European Jesuits explore their future priorities
Jesuits of four provinces in North West Europe – including Britain – are leaving their current ministries from tomorrow to take part in alternative works – known in Jesuit jargon as ‘experiments’. The men – from Ireland, Flanders and the Netherlands, as well as Britain – will be undertaking this major collaborative initiative in order to reflect on their apostolic priorities for the Society of Jesus over the coming decades.
This collaboration will help the men of the four provinces to develop shared goals and to deepen their life and work through prayer and ministry. There are 20 experiments taking place in the four countries, each involving between four and six men under 65 years of age. A special focus for these experiments will be exploring different ways of helping others to experience Ignatian spirituality.

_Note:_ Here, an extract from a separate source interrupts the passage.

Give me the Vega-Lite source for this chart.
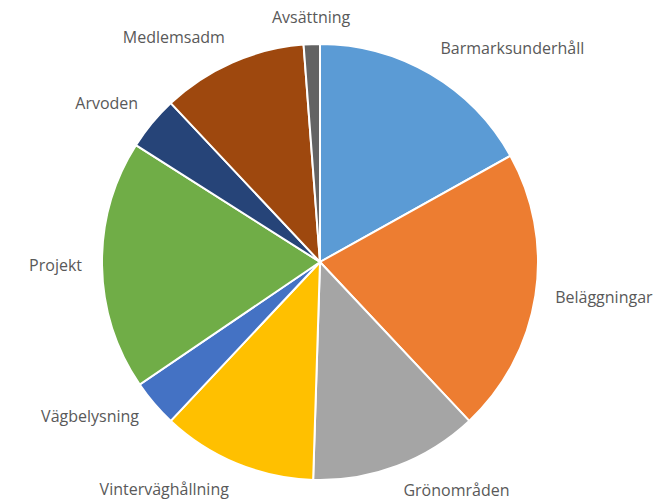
{
  "$schema": "https://vega.github.io/schema/vega-lite/v6.json",
  "width": 640,
  "height": 480,
  "autosize": "none",
  "padding": {"left": 0, "top": 22, "right": 19, "bottom": 0},
  "background": "white",
  "config": {"view": {"stroke": null}},
  "data": {
    "values": [
      {"i": 1, "kategori": "Barmarksunderhåll", "andel": 16.9},
      {"i": 2, "kategori": "Beläggningar", "andel": 21.1},
      {"i": 3, "kategori": "Grönområden", "andel": 12.5},
      {"i": 4, "kategori": "Vinterväghållning", "andel": 11.5},
      {"i": 5, "kategori": "Vägbelysning", "andel": 3.5},
      {"i": 6, "kategori": "Projekt", "andel": 18.5},
      {"i": 7, "kategori": "Arvoden", "andel": 4.0},
      {"i": 8, "kategori": "Medlemsadm", "andel": 10.8},
      {"i": 9, "kategori": "Avsättning", "andel": 1.2}
    ]
  },
  "encoding": {
    "theta": {"field": "andel", "type": "quantitative", "stack": true},
    "order": {"field": "i", "type": "quantitative"}
  },
  "layer": [
    {
      "mark": {"type": "arc", "outerRadius": 218, "stroke": "white", "strokeWidth": 2},
      "encoding": {
        "color": {
          "field": "kategori",
          "type": "nominal",
          "sort": null,
          "scale": {
            "domain": ["Barmarksunderhåll", "Beläggningar", "Grönområden", "Vinterväghållning", "Vägbelysning", "Projekt", "Arvoden", "Medlemsadm", "Avsättning"],
            "range": ["#5B9BD5", "#ED7D31", "#A5A5A5", "#FFC000", "#4472C4", "#70AD47", "#264478", "#9E480E", "#636363"]
          },
          "legend": null
        }
      }
    },
    {
      "mark": {"type": "text", "radius": 238, "align": "left", "baseline": "bottom", "font": "Open Sans", "fontSize": 16, "fill": "#595959"},
      "encoding": {"text": {"condition": {"test": "datum.i == 1", "field": "kategori", "type": "nominal"}, "value": ""}}
    },
    {
      "mark": {"type": "text", "radius": 238, "align": "left", "baseline": "middle", "font": "Open Sans", "fontSize": 16, "fill": "#595959"},
      "encoding": {"text": {"condition": {"test": "datum.i == 2", "field": "kategori", "type": "nominal"}, "value": ""}}
    },
    {
      "mark": {"type": "text", "radius": 236, "align": "left", "baseline": "top", "font": "Open Sans", "fontSize": 16, "fill": "#595959"},
      "encoding": {"text": {"condition": {"test": "datum.i == 3", "field": "kategori", "type": "nominal"}, "value": ""}}
    },
    {
      "mark": {"type": "text", "radius": 238, "align": "right", "baseline": "top", "font": "Open Sans", "fontSize": 16, "fill": "#595959"},
      "encoding": {"text": {"condition": {"test": "datum.i == 4", "field": "kategori", "type": "nominal"}, "value": ""}}
    },
    {
      "mark": {"type": "text", "radius": 238, "align": "right", "baseline": "middle", "font": "Open Sans", "fontSize": 16, "fill": "#595959"},
      "encoding": {"text": {"condition": {"test": "datum.i == 5 || datum.i == 6", "field": "kategori", "type": "nominal"}, "value": ""}}
    },
    {
      "mark": {"type": "text", "radius": 236, "align": "right", "baseline": "bottom", "font": "Open Sans", "fontSize": 16, "fill": "#595959"},
      "encoding": {"text": {"condition": {"test": "datum.i == 7 || datum.i == 8", "field": "kategori", "type": "nominal"}, "value": ""}}
    },
    {
      "mark": {"type": "text", "radius": 236, "align": "center", "baseline": "bottom", "font": "Open Sans", "fontSize": 16, "fill": "#595959"},
      "encoding": {"text": {"condition": {"test": "datum.i == 9", "field": "kategori", "type": "nominal"}, "value": ""}}
    }
  ]
}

Experiments are taking place in Britain in parishes as far apart as Falmouth and South Uist. Six of them involve parish mission weeks where teams will work with local clergy and lay people to build evangelising communities through the experience of Ignatian spirituality. These will be taking place in Boscombe (Dorset), Brixton (London), Falmouth (Cornwall), Preston (Lancashire), Edinburgh and South Uist (Hebrides).
Prayer, outreach and spirituality
The National Director of the Apostleship of Prayer (AoP), Fr David Stewart SJ, will be presenting the AoP in Preston on Sunday (26 July). He and fellow Jesuits will talk about the renewed Pope’s Prayer Network at every Mass, offering the new AoP prayer-cards and other items connected with the AoP and the new Prayer Pathway. This Sunday presentation is planned to launch the week of afternoon and evening talks, with an Ignatian theme running through all the weekday Masses too, culminating in this international Jesuit team joining parishioners for the trip to Liverpool to celebrate St Ignatius Day. In London, the Brixton parish mission will include work in Brixton prison, while the parish missions in Manchester, Preston and Edinburgh will focus on young people. The parish mission in Boscombe reaches out to the young, to families, to single people and to isolated older people.

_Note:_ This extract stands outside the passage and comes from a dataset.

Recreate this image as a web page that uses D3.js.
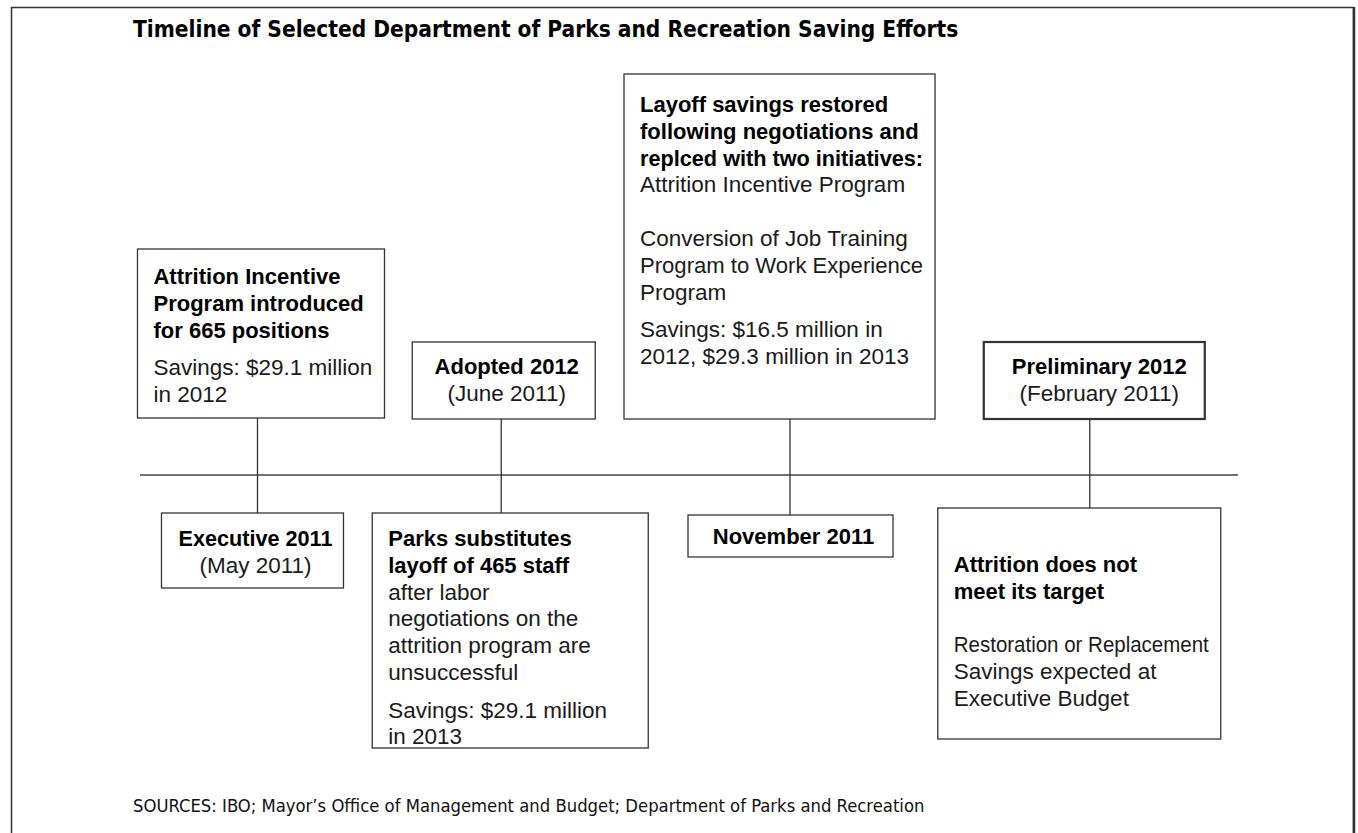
<!DOCTYPE html>
<html>
<head>
<meta charset="utf-8">
<script src="https://cdn.jsdelivr.net/npm/d3@7"></script>
<style>
  body { margin: 0; background: #fff; }
  svg { display: block; }
</style>
</head>
<body>
<svg id="chart"></svg>
<script>
const title = "Timeline of Selected Department of Parks and Recreation Saving Efforts";
const source = "SOURCES: IBO; Mayor’s Office of Management and Budget; Department of Parks and Recreation";

const events = ["Executive 2011", "Adopted 2012", "November 2011", "Preliminary 2012"];
// where each event sits along the timeline, 0 = left end, 1 = right end
const eventPos = [0.107, 0.329, 0.592, 0.865];

// "**" = bold line, "" = blank line, "-" = small gap
const aboveNotes = [
  ["**Attrition Incentive", "**Program introduced", "**for 665 positions", "-", "Savings: $29.1 million", "in 2012"],
  ["**Adopted 2012", "(June 2011)"],
  ["**Layoff savings restored", "**following negotiations and", "**replced with two initiatives:", "Attrition Incentive Program", "",
   "Conversion of Job Training", "Program to Work Experience", "Program", "-", "Savings: $16.5 million in", "2012, $29.3 million in 2013"],
  ["**Preliminary 2012", "(February 2011)"]
];
const belowNotes = [
  ["**Executive 2011", "(May 2011)"],
  ["**Parks substitutes", "**layoff of 465 staff", "after labor", "negotiations on the", "attrition program are", "unsuccessful", "-",
   "Savings: $29.1 million", "in 2013"],
  ["**November 2011"],
  ["", "**Attrition does not", "**meet its target", "", "Restoration or Replacement", "Savings expected at", "Executive Budget"]
];

const width = 1358;
const height = 833;
const lineY = 475;
const lineH = 26.8;
const bodyFont = "'Liberation Sans', Arial, sans-serif";
const narrowFont = "'Liberation Sans Narrow', 'Arial Narrow', 'DejaVu Sans Condensed', sans-serif";

// box layout, dx is relative to the event's spot on the timeline
const aboveBox = [
  {dx: -120, y: 249, w: 247, h: 169, pad: 35, align: "start"},
  {dx: -89, y: 342, w: 183, h: 77, pad: 32, align: "middle", shift: 3},
  {dx: -166, y: 74, w: 311, h: 345, pad: 38, align: "start"},
  {dx: -106, y: 342, w: 221, h: 77, pad: 32, align: "middle", shift: 5, thick: true}
];
const belowBox = [
  {dx: -96, y: 513, w: 182, h: 75, pad: 33, align: "middle", shift: 3},
  {dx: -129, y: 513, w: 276, h: 235, pad: 33, align: "start"},
  {dx: -102, y: 515, w: 205, h: 42, pad: 29, align: "middle", shift: 3},
  {dx: -152, y: 508, w: 283, h: 231, pad: 37, align: "start"}
];

const svg = d3.select("#chart")
  .attr("width", width)
  .attr("height", height)
  .attr("viewBox", `0 0 ${width} ${height}`);

// outer frame, open at the bottom
svg.append("rect")
  .attr("x", 11.5).attr("y", 7.5)
  .attr("width", 1342).attr("height", 900)
  .attr("fill", "none")
  .attr("stroke", "#333")
  .attr("stroke-width", 1.5);
svg.append("line")
  .attr("x1", 1354).attr("x2", 1354)
  .attr("y1", 7).attr("y2", height)
  .attr("stroke", "#333").attr("stroke-width", 2.5);

svg.append("text")
  .attr("x", 133).attr("y", 37)
  .attr("font-family", narrowFont)
  .attr("font-weight", 700)
  .attr("font-size", 22.5)
  .attr("fill", "#000")
  .text(title);

const xScale = d3.scaleLinear()
  .domain([0, 1])
  .range([140, 1238]);

// timeline
svg.append("line")
  .attr("x1", xScale(0)).attr("x2", xScale(1))
  .attr("y1", lineY).attr("y2", lineY)
  .attr("stroke", "#444")
  .attr("stroke-width", 1.5);

const drawNote = (lines, box, ex) => {
  const bx = ex + box.dx;
  const g = svg.append("g");
  g.append("rect")
    .attr("x", bx).attr("y", box.y)
    .attr("width", box.w).attr("height", box.h)
    .attr("fill", "#fff")
    .attr("stroke", "#333")
    .attr("stroke-width", box.thick ? 2.2 : 1.3);

  const tx = box.align === "middle" ? bx + box.w / 2 + (box.shift || 0) : bx + 16;
  const maxW = box.w - 28;
  let y = box.y + box.pad;
  lines.forEach(l => {
    if (l === "") { y += lineH; return; }
    if (l === "-") { y += lineH * 0.4; return; }
    const bold = l.startsWith("**");
    const t = g.append("text")
      .attr("x", tx).attr("y", y)
      .attr("text-anchor", box.align)
      .attr("font-family", bodyFont)
      .attr("font-size", bold ? 22 : 22.5)
      .attr("font-weight", bold ? 700 : 400)
      .attr("fill", bold ? "#000" : "#1a1a1a")
      .text(bold ? l.slice(2) : l);
    // squeeze lines that would run past the box edge
    if (t.node().getComputedTextLength() > maxW) {
      t.attr("textLength", maxW).attr("lengthAdjust", "spacingAndGlyphs");
    }
    y += lineH;
  });
};

// connectors from each upper note down through the timeline to the lower note
events.forEach((ev, i) => {
  const ex = xScale(eventPos[i]);
  svg.append("line")
    .attr("x1", ex).attr("x2", ex)
    .attr("y1", aboveBox[i].y + aboveBox[i].h)
    .attr("y2", belowBox[i].y)
    .attr("stroke", "#333")
    .attr("stroke-width", 1.3);
  drawNote(aboveNotes[i], aboveBox[i], ex);
  drawNote(belowNotes[i], belowBox[i], ex);
});

svg.append("text")
  .attr("x", 133).attr("y", 812)
  .attr("font-family", narrowFont)
  .attr("font-size", 18.3)
  .attr("fill", "#111")
  .text(source);
</script>
</body>
</html>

There are also four experiments with a social justice focus : the sanctuary homeless shelter in Birmingham, the Hurtado Centre in Wapping, the food bank at the Manchester University chaplaincy; and social outreach in Rhyl, North Wales.
The experiments will also take British Jesuits into other provinces which make up the North West Assistancy or administrative region. Their assignments will include work with ex-offenders in Bruges, an outreach centre in Amsterdam, and a pilgrimage from Knock to Croagh Patrick in Ireland.
Fr Simon Bishop SJ, the co-ordinator for the Jesuits in Britain, says these two weeks will provide an exciting opportunity to reflect on what they are doing now and how they can best plan for the future. “For the past couple of years a number of communities who have not been able to come to our retreat centres have been asking us to come to them with spirituality programmes,” he says. “So this year we will be offering retreat days in ten locations around the country from Cornwall to the Hebrides, in parishes and in prisons and homeless shelters. We ask all our friends for prayers in this special time of ministry.”
The experiments will culminate on 31 July, when the Jesuits involved in the experiments will join with Fr General Adolfo Nicolás SJ, at Clongowes College in Dublin to celebrate the Feast of St Ignatius and to reflect on and learn from the experiments.